The Supreme Court has instructed that success on any significant issue in a case which achieves "some of the benefit" sought by a plaintiff is sufficient to cross "the threshold to a fee award of some kind." Texas State Teachers Ass'n v. Garland Indep. Sch. Dist., 489 U.S. 782, 791-92 (1989). The "touchstone inquiry" in determining whether the threshold has been crossed is whether, during the course of the litigation, there occurred a "material alteration of the legal relationship of the parties which Congress sought to promote in the fee statute." Id. at 792-93. "In short, [plaintiffs] `prevail' when actual relief on the merits of [their] claim materially alters the legal relationship between the parties by modifying the defendant's behavior in a way that directly benefits the plaintiff[s]." Farrar v. Hobby, 506 U.S. 103, 111-12 (1992).
Further, a plaintiff involved in litigation which is ultimately resolved by settlement may still be entitled to an award of attorneys' fees. See Mahar v. Gagne, 448 U.S. 122, 129 (1980) (in section 1988 case, "[t]he fact that [plaintiffs] prevailed through a settlement rather through litigation does not weaken [plaintiffs'] claim to fees"). See also Koster v. Perales, 903 F.2d 131, 134-35(1990) (holding plaintiffs eligible as prevailing parties when parties entered a settlement agreement which granted plaintiffs all of the relief they sought).
An application of these principles to this case is not difficult. Inasmuch as Plaintiffs secured all of the relief they sought from Defendant, in the form of the repeal of ordinance 921 and the enactment of ordinance 940, it is beyond cavil that they are "prevailing parties" within the meaning of Section 1988. The Court now turns to the reasonableness of the attorneys' fees requested. Although the Court finds that the hourly rates requested are more than reasonable, the Court finds that some of the hours spent were excessive. The following hours are to be decreased: legal and factual research, from 23.3 hours to 15 hours, and preparation for the hearing from 30.1 hours to 15 hours. Accordingly, the total attorneys' fees awarded is $22,572.

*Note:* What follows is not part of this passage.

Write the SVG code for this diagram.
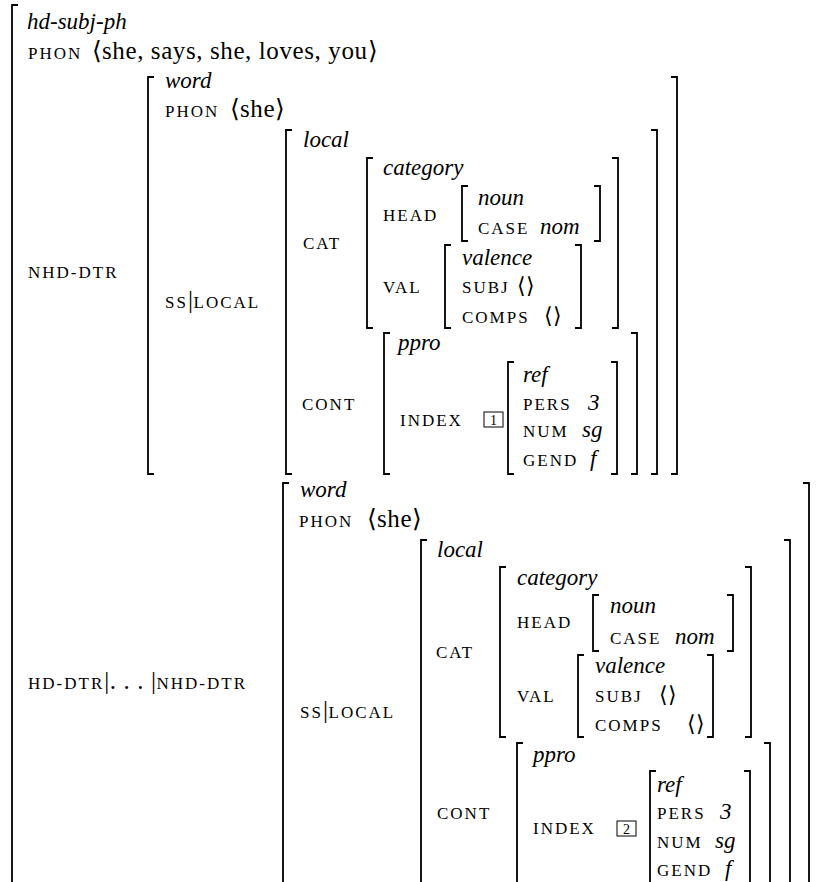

The costs are also to be slightly disallowed as follows: lexis research, from $992.15 to $500, and telephone and telecopy, from $221 to $50. Hence, the total award of costs is $2,389.85.
CONCLUSION
The Motion for Award of Attorneys' Fees [Doc. No. 16] is GRANTED IN PART AND DENIED IN PART. The total award to Plaintiffs' counsel is $24,961.85. Defendant shall pay this amount to Plaintiffs' counsel on or before December 15, 2000. Although the Court believes that this case should now be closed, should either party disagree with that belief and feel that there are still outstanding issues to be decided, they shall notify the Court on or before December 1, 2000.